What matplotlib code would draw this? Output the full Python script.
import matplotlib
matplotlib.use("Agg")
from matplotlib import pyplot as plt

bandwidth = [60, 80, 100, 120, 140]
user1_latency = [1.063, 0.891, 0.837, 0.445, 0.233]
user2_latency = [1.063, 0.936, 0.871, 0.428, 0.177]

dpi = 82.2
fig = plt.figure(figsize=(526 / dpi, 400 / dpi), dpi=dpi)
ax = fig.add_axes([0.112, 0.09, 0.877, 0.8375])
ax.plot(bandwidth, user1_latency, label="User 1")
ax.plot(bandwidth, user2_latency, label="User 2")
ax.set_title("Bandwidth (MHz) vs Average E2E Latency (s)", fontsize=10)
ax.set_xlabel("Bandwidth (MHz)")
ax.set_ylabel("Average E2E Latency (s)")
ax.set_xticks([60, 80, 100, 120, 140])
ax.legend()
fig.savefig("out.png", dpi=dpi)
——————————
Print the material above verbatim, first line through the line containing "user2_latency = [1.063, 0.936, 0.871, 0.428, 0.177]", both included.

What matplotlib code would draw this? Output the full Python script.
import matplotlib
matplotlib.use("Agg")
from matplotlib import pyplot as plt

bandwidth = [60, 80, 100, 120, 140]
user1_latency = [1.063, 0.891, 0.837, 0.445, 0.233]
user2_latency = [1.063, 0.936, 0.871, 0.428, 0.177]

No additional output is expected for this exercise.